Self-entitlement is birthed out of our children having everything done for them and having things always handed to them. But this can result in an unhealthy co-dependency that can hinder growth and maturity. It can also foster pride and other harmful patterns. Thoughts like, “Well, Mom and Dad will just do it for me, so I don’t need to clean my room, take out the trash, or work hard to earn money.”

Within each developmental stage, our children are capable of doing so much more than we think. Allow your child to take responsibility of age-appropriate tasks. Be their model for a strong work ethic.

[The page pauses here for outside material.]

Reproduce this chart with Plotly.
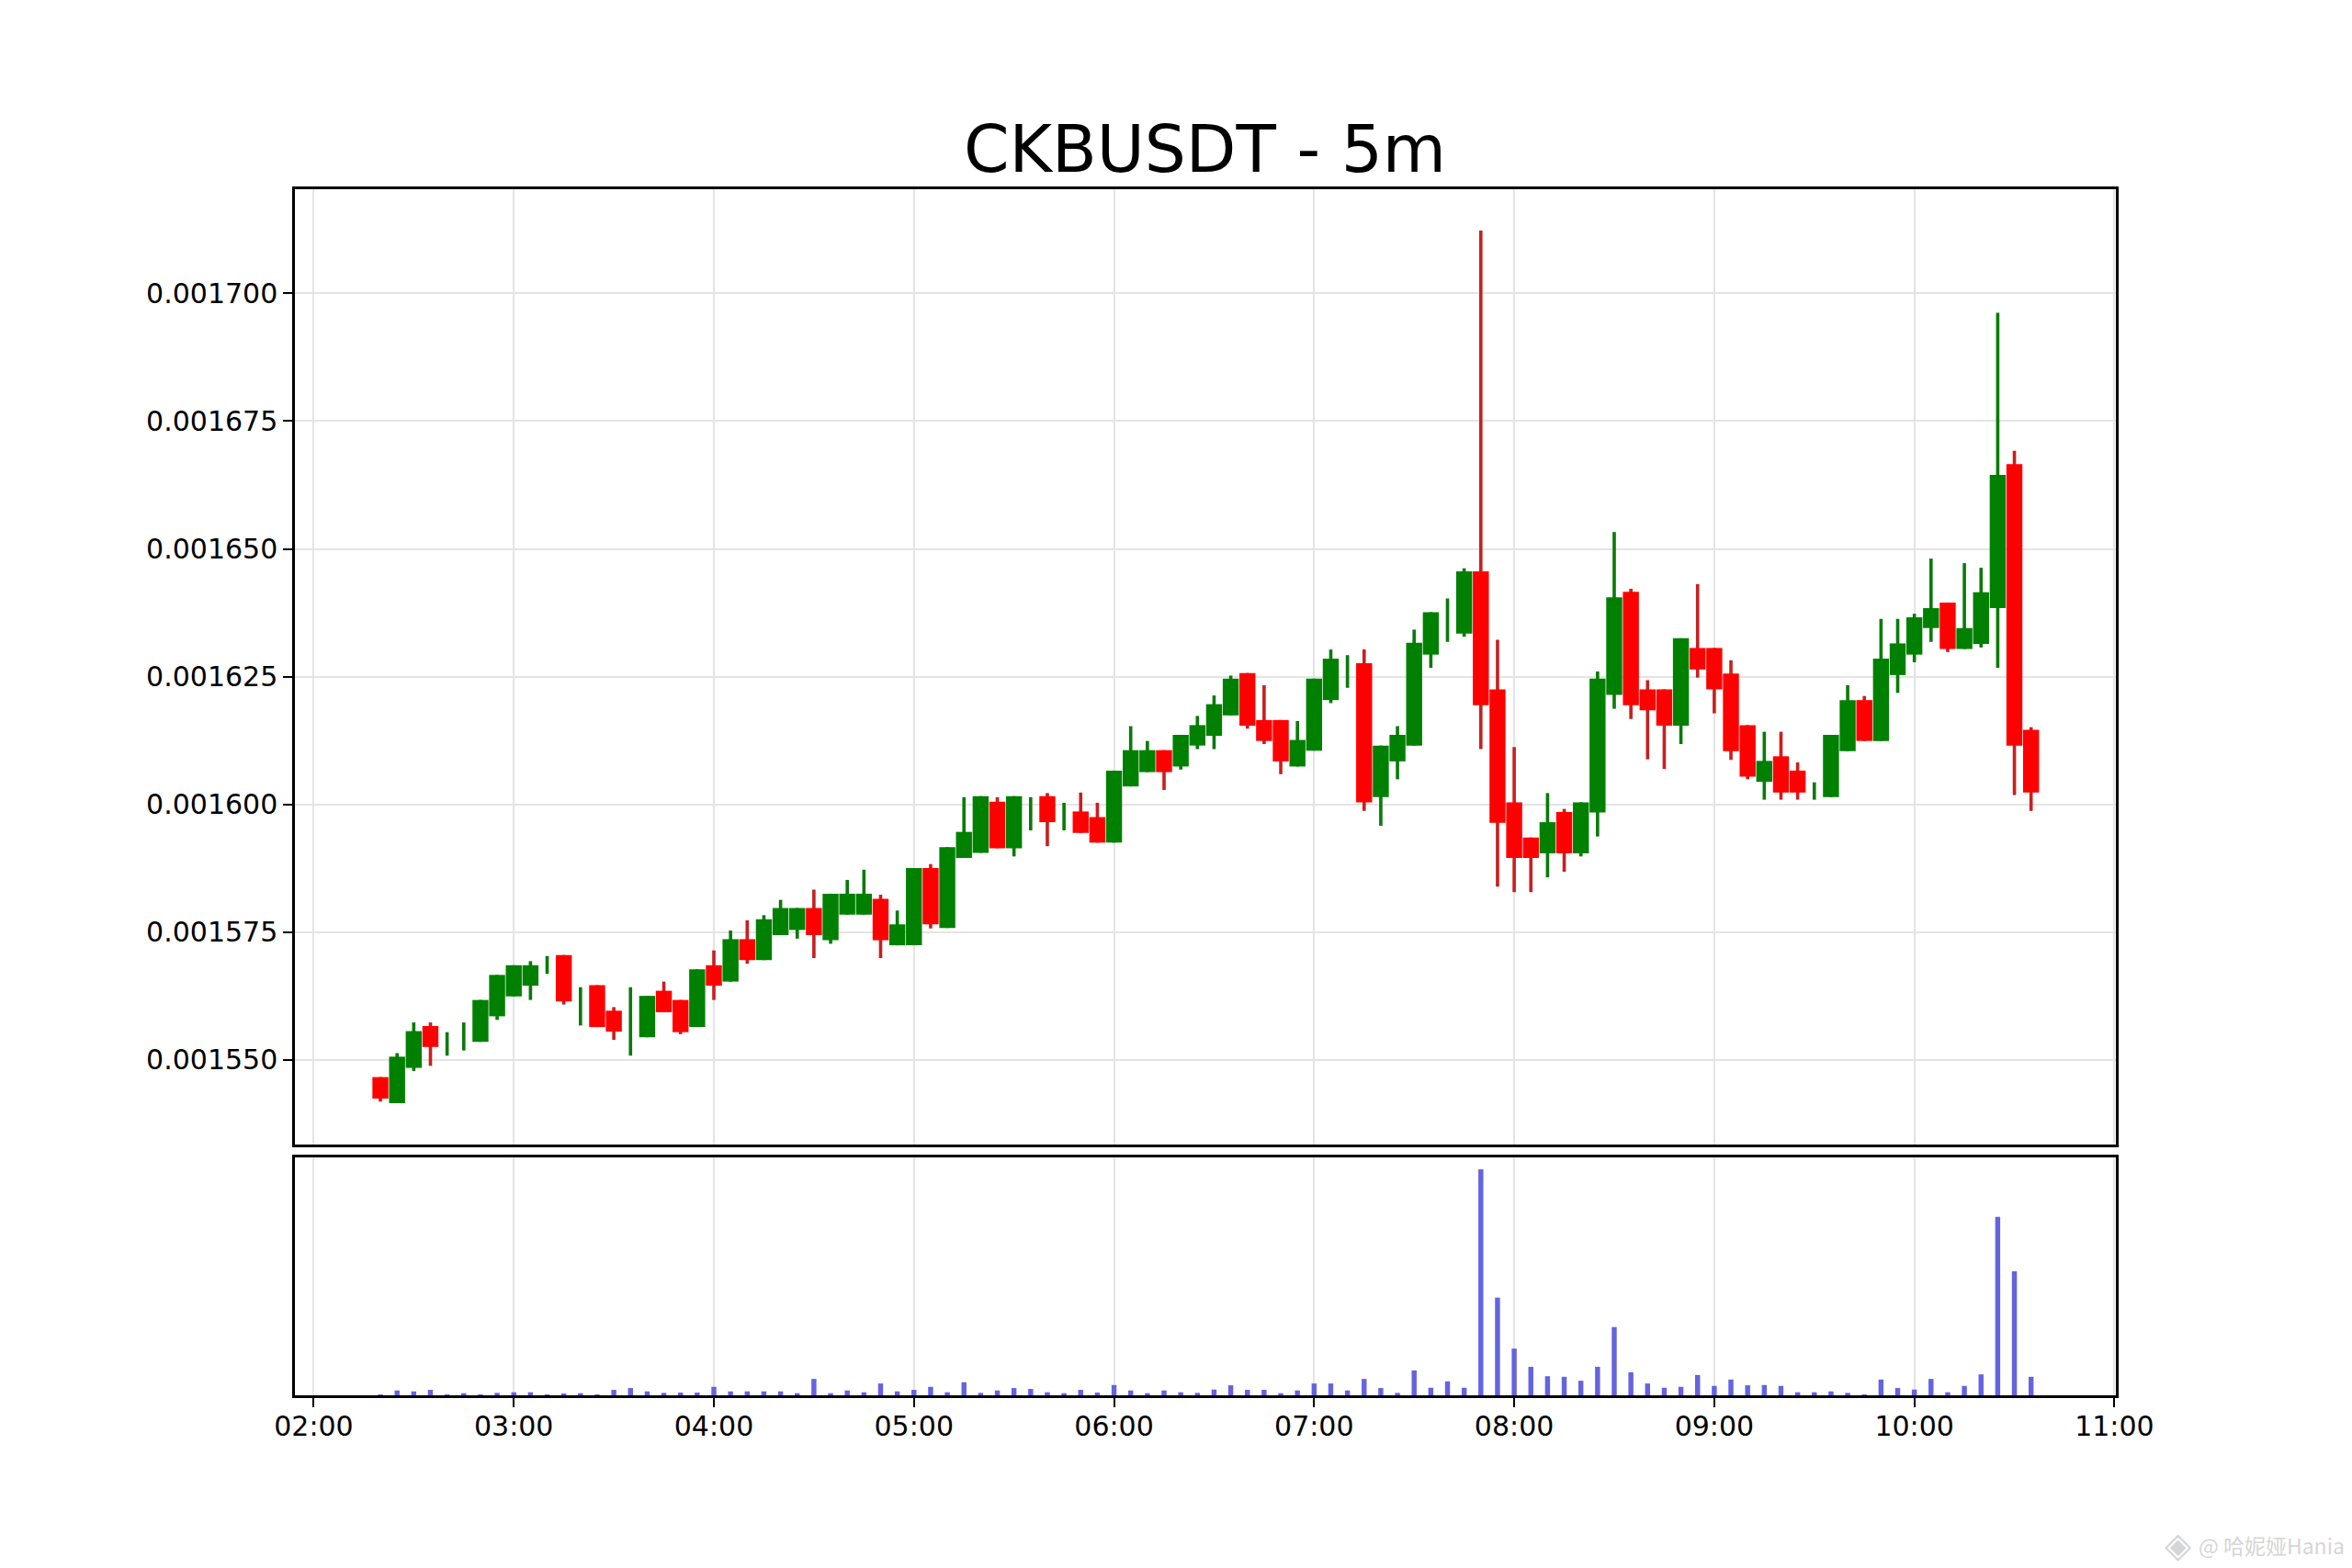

“Diligent hands will rule, but laziness ends in forced labor.” – Proverbs 12:24

The only perfect blueprint for helping our kids out of self-entitlement is by living and obeying God’s Word and loving him wholeheartedly. Jesus is the ultimate rescuer of our selfish hearts. As his hands and feet here on earth, we can be used in a great way to come alongside our children and show them a better way to live—even if it’s foreign to the culture they live in. In turn, they can teach us what needs changed in our own lives.

Fidget spinners won’t be the craze forever, but giving your child boundaries, discipline, walking with them through conflict, and building a strong work ethic into their hearts will produce an abundance of fruit in their life for years to come.